AIM:
What follows is a set of entries. Repeat them exactly, but not their pictures.
-------
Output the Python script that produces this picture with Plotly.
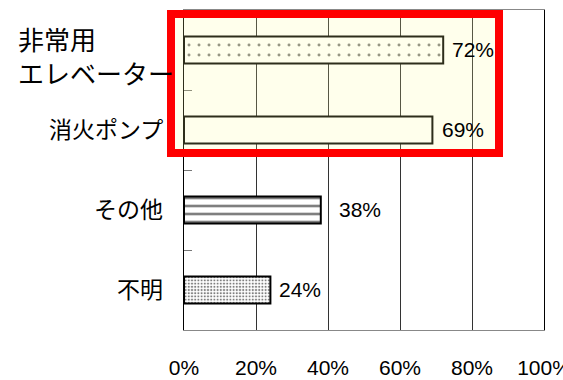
import plotly.graph_objects as go

categories = ["非常用エレベーター", "消火ポンプ", "その他", "不明"]
label_lines = [["非常用", "エレベーター"], ["消火ポンプ"], ["その他"], ["不明"]]
values = [72, 69, 38, 24]
value_labels = ["72%", "69%", "38%", "24%"]
x_ticks = [0, 20, 40, 60, 80, 100]
x_tick_labels = ["0%", "20%", "40%", "60%", "80%", "100%"]

pattern_shapes = [".", "", "-", "."]
pattern_sizes = [10, 8, 8, 3.2]
pattern_solid = [0.07, 0.3, 0.33, 0.35]
label_xshift = [7, 8, 16, 7]

NUM_FONT = "Liberation Sans, Arial, sans-serif"
JP_FONT = "Noto Sans CJK JP, sans-serif"

fig = go.Figure()
fig.add_trace(go.Bar(
    y=categories, x=values, orientation="h", width=0.34,
    marker=dict(
        color="white",
        line=dict(color="black", width=2),
        pattern=dict(shape=pattern_shapes, size=pattern_sizes,
                     solidity=pattern_solid, fgcolor="black", bgcolor="white",
                     fillmode="overlay"),
    ),
    hoverinfo="skip",
))

annotations = []
for cat, v, t, xs in zip(categories, values, value_labels, label_xshift):
    annotations.append(dict(x=v, y=cat, xref="x", yref="y", text=t,
                            showarrow=False, xanchor="left", xshift=xs, yshift=1,
                            font=dict(family=NUM_FONT, size=21, color="black")))

# category labels
for cat, lines in zip(categories, label_lines):
    if len(lines) > 1:
        annotations.append(dict(x=0, y=cat, xref="paper", yref="y",
                                text="<br>".join(lines), align="left",
                                showarrow=False, xanchor="left", xshift=-168, yshift=-5,
                                font=dict(family=JP_FONT, size=26, color="black")))
    else:
        annotations.append(dict(x=0, y=cat, xref="paper", yref="y", text=lines[0],
                                showarrow=False, xanchor="right", xshift=-19, yshift=2,
                                font=dict(family=JP_FONT, size=23, color="black")))

fig.update_layout(
    width=563, height=380,
    margin=dict(l=184, r=19, t=10, b=50),
    paper_bgcolor="white", plot_bgcolor="white",
    showlegend=False,
    annotations=annotations,
    xaxis=dict(range=[0, 100], tickvals=x_ticks, ticktext=x_tick_labels,
               showgrid=True, gridcolor="#333333", gridwidth=1,
               showline=True, linecolor="#888888", linewidth=1, mirror=True,
               ticks="", ticklabelstandoff=19, zeroline=False,
               automargin=False, ticklabeloverflow="allow",
               tickfont=dict(family=NUM_FONT, size=21, color="black"),
               fixedrange=True),
    yaxis=dict(range=[len(categories) - 0.5, -0.5], type="category",
               showticklabels=False, tickson="boundaries",
               ticks="inside", ticklen=8, tickcolor="#777777",
               showgrid=False, showline=True, linecolor="black", linewidth=1,
               mirror=True, fixedrange=True, automargin=False),
    shapes=[dict(type="rect", xref="paper", yref="paper",
                 x0=(171 - 184) / 360, x1=(499 - 184) / 360,
                 y0=(330 - 153) / 320, y1=(330 - 14) / 320,
                 line=dict(color="#FF0000", width=8),
                 fillcolor="rgba(255,255,150,0.18)", layer="above")],
)

fig.write_html("out.html")
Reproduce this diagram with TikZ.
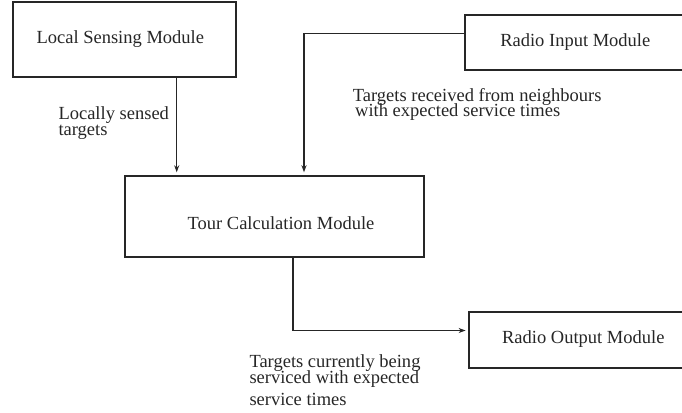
\documentclass[tikz,border=0pt]{standalone}
\usepackage{fontspec}
\setmainfont{Liberation Serif}
\usetikzlibrary{arrows.meta}
\begin{document}
\begin{tikzpicture}[x=1pt,y=-1pt,
  box/.style={draw=black!85, line width=1.8pt, rectangle, inner sep=0pt},
  boxtxt/.style={anchor=base, inner sep=0pt, font=\fontsize{18.5}{22}\selectfont, text=black!85},
  lbl/.style={anchor=base west, inner sep=0pt, font=\fontsize{18.5}{15.5}\selectfont, text=black!85},
  arr/.style={draw=black!85, line width=1.4pt, -{Stealth[length=7pt,width=5pt]}, shorten >=2.5pt}]
\useasboundingbox (0,0) rectangle (682,412);
% boxes
\node[box, minimum width=223.3pt, minimum height=75pt] (ls) at (124.35,39.2) {};
\node[box, minimum width=221.3pt, minimum height=55pt] (ri) at (575.35,42.5) {};
\node[box, minimum width=299pt, minimum height=81pt] (tc) at (274.5,216.2) {};
\node[box, minimum width=229pt, minimum height=55.7pt] (ro) at (583.5,339.85) {};
% box texts
\node[boxtxt] (lst) at (120.3,43.3) {Local Sensing Module};
\node[boxtxt] (rit) at (575.3,46.7) {Radio Input Module};
\node[boxtxt] (tct) at (281,229) {Tour Calculation Module};
\node[boxtxt] (rot) at (583.3,343.3) {Radio Output Module};
% connectors
\coordinate (c1) at (176.7,0);
\coordinate (c2) at (304,33.3);
\coordinate (c3) at (293,330.5);
\draw[arr] (c1 |- ls.south) -- (c1 |- tc.north);
\draw[arr] (c2 -| ri.west) -- (c2) -- (c2 |- tc.north);
\draw[arr] (c3 |- tc.south) -- (c3) -- (c3 -| ro.west);
% labels
\node[lbl] (l1) at (58.3,119.3) {\vtop{\baselineskip=15.7pt\lineskiplimit=-30pt
  \hbox{Locally sensed}\hbox{targets}}};
\node[lbl] (l2) at (352.7,101) {\vtop{\baselineskip=15pt\lineskiplimit=-30pt
  \hbox{Targets received from neighbours}\hbox{\hspace{2.3pt}with expected service times}}};
\node[lbl] (l3) at (249.3,367.7) {\vtop{\baselineskip=15.3pt\lineskiplimit=-30pt
  \hbox{Targets currently being}\hbox{serviced with expected}\vskip7.4pt\hbox{service times}}};
\end{tikzpicture}
\end{document}
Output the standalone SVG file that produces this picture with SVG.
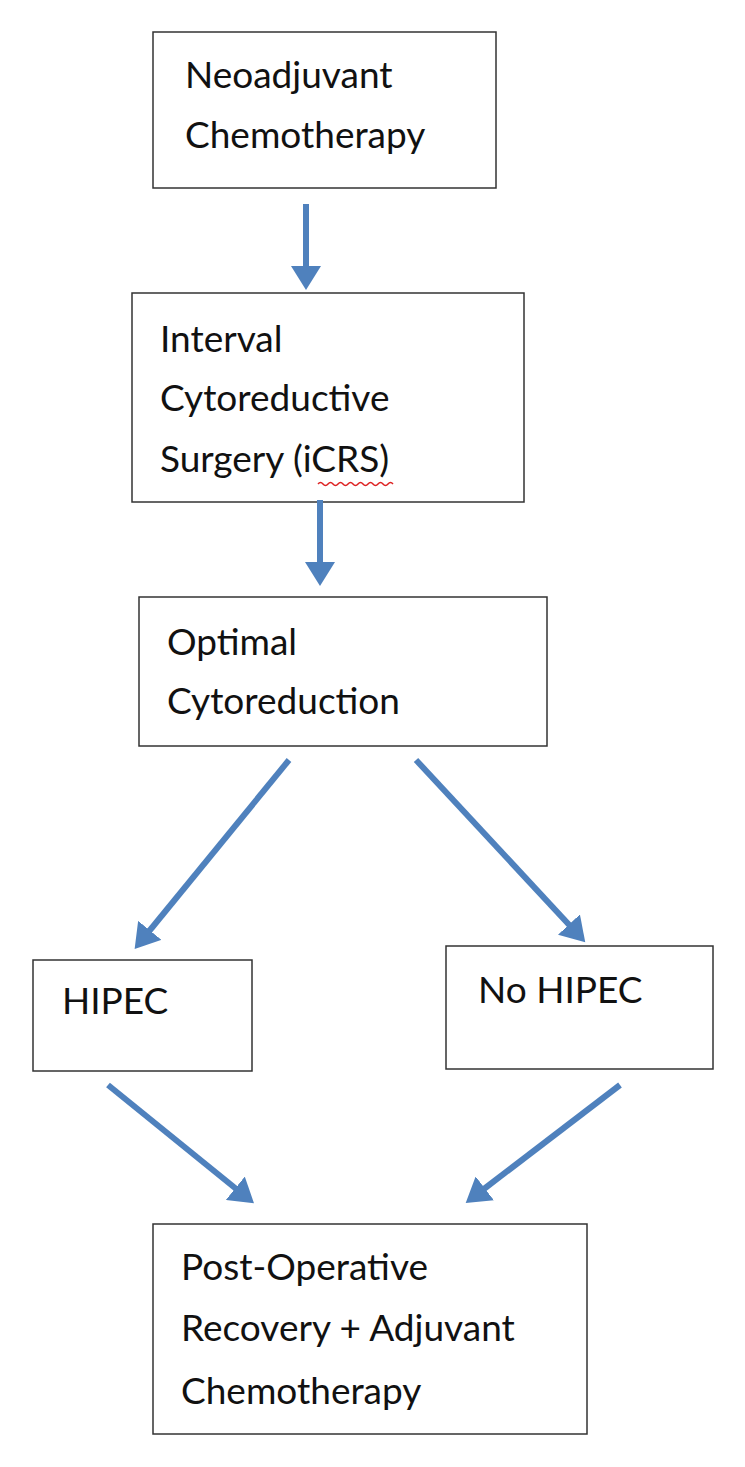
-------
RESULT OF THIS EXERCISE:
Output the Python script that produces this picture with Plotly.
import plotly.graph_objects as go

categories = ["非常用エレベーター", "消火ポンプ", "その他", "不明"]
label_lines = [["非常用", "エレベーター"], ["消火ポンプ"], ["その他"], ["不明"]]
values = [72, 69, 38, 24]
value_labels = ["72%", "69%", "38%", "24%"]
x_ticks = [0, 20, 40, 60, 80, 100]
x_tick_labels = ["0%", "20%", "40%", "60%", "80%", "100%"]

pattern_shapes = [".", "", "-", "."]
pattern_sizes = [10, 8, 8, 3.2]
pattern_solid = [0.07, 0.3, 0.33, 0.35]
label_xshift = [7, 8, 16, 7]

NUM_FONT = "Liberation Sans, Arial, sans-serif"
JP_FONT = "Noto Sans CJK JP, sans-serif"

fig = go.Figure()
fig.add_trace(go.Bar(
    y=categories, x=values, orientation="h", width=0.34,
    marker=dict(
        color="white",
        line=dict(color="black", width=2),
        pattern=dict(shape=pattern_shapes, size=pattern_sizes,
                     solidity=pattern_solid, fgcolor="black", bgcolor="white",
                     fillmode="overlay"),
    ),
    hoverinfo="skip",
))

annotations = []
for cat, v, t, xs in zip(categories, values, value_labels, label_xshift):
    annotations.append(dict(x=v, y=cat, xref="x", yref="y", text=t,
                            showarrow=False, xanchor="left", xshift=xs, yshift=1,
                            font=dict(family=NUM_FONT, size=21, color="black")))

# category labels
for cat, lines in zip(categories, label_lines):
    if len(lines) > 1:
        annotations.append(dict(x=0, y=cat, xref="paper", yref="y",
                                text="<br>".join(lines), align="left",
                                showarrow=False, xanchor="left", xshift=-168, yshift=-5,
                                font=dict(family=JP_FONT, size=26, color="black")))
    else:
        annotations.append(dict(x=0, y=cat, xref="paper", yref="y", text=lines[0],
                                showarrow=False, xanchor="right", xshift=-19, yshift=2,
                                font=dict(family=JP_FONT, size=23, color="black")))

fig.update_layout(
    width=563, height=380,
    margin=dict(l=184, r=19, t=10, b=50),
    paper_bgcolor="white", plot_bgcolor="white",
    showlegend=False,
    annotations=annotations,
    xaxis=dict(range=[0, 100], tickvals=x_ticks, ticktext=x_tick_labels,
               showgrid=True, gridcolor="#333333", gridwidth=1,
               showline=True, linecolor="#888888", linewidth=1, mirror=True,
               ticks="", ticklabelstandoff=19, zeroline=False,
               automargin=False, ticklabeloverflow="allow",
               tickfont=dict(family=NUM_FONT, size=21, color="black"),
               fixedrange=True),
    yaxis=dict(range=[len(categories) - 0.5, -0.5], type="category",
               showticklabels=False, tickson="boundaries",
               ticks="inside", ticklen=8, tickcolor="#777777",
               showgrid=False, showline=True, linecolor="black", linewidth=1,
               mirror=True, fixedrange=True, automargin=False),
    shapes=[dict(type="rect", xref="paper", yref="paper",
                 x0=(171 - 184) / 360, x1=(499 - 184) / 360,
                 y0=(330 - 153) / 320, y1=(330 - 14) / 320,
                 line=dict(color="#FF0000", width=8),
                 fillcolor="rgba(255,255,150,0.18)", layer="above")],
)

fig.write_html("out.html")
Reproduce this diagram with TikZ.
\documentclass[tikz,border=0pt]{standalone}
\usepackage{fontspec}
\setmainfont{Liberation Serif}
\usetikzlibrary{arrows.meta}
\begin{document}
\begin{tikzpicture}[x=1pt,y=-1pt,
  box/.style={draw=black!85, line width=1.8pt, rectangle, inner sep=0pt},
  boxtxt/.style={anchor=base, inner sep=0pt, font=\fontsize{18.5}{22}\selectfont, text=black!85},
  lbl/.style={anchor=base west, inner sep=0pt, font=\fontsize{18.5}{15.5}\selectfont, text=black!85},
  arr/.style={draw=black!85, line width=1.4pt, -{Stealth[length=7pt,width=5pt]}, shorten >=2.5pt}]
\useasboundingbox (0,0) rectangle (682,412);
% boxes
\node[box, minimum width=223.3pt, minimum height=75pt] (ls) at (124.35,39.2) {};
\node[box, minimum width=221.3pt, minimum height=55pt] (ri) at (575.35,42.5) {};
\node[box, minimum width=299pt, minimum height=81pt] (tc) at (274.5,216.2) {};
\node[box, minimum width=229pt, minimum height=55.7pt] (ro) at (583.5,339.85) {};
% box texts
\node[boxtxt] (lst) at (120.3,43.3) {Local Sensing Module};
\node[boxtxt] (rit) at (575.3,46.7) {Radio Input Module};
\node[boxtxt] (tct) at (281,229) {Tour Calculation Module};
\node[boxtxt] (rot) at (583.3,343.3) {Radio Output Module};
% connectors
\coordinate (c1) at (176.7,0);
\coordinate (c2) at (304,33.3);
\coordinate (c3) at (293,330.5);
\draw[arr] (c1 |- ls.south) -- (c1 |- tc.north);
\draw[arr] (c2 -| ri.west) -- (c2) -- (c2 |- tc.north);
\draw[arr] (c3 |- tc.south) -- (c3) -- (c3 -| ro.west);
% labels
\node[lbl] (l1) at (58.3,119.3) {\vtop{\baselineskip=15.7pt\lineskiplimit=-30pt
  \hbox{Locally sensed}\hbox{targets}}};
\node[lbl] (l2) at (352.7,101) {\vtop{\baselineskip=15pt\lineskiplimit=-30pt
  \hbox{Targets received from neighbours}\hbox{\hspace{2.3pt}with expected service times}}};
\node[lbl] (l3) at (249.3,367.7) {\vtop{\baselineskip=15.3pt\lineskiplimit=-30pt
  \hbox{Targets currently being}\hbox{serviced with expected}\vskip7.4pt\hbox{service times}}};
\end{tikzpicture}
\end{document}
Output the standalone SVG file that produces this picture with SVG.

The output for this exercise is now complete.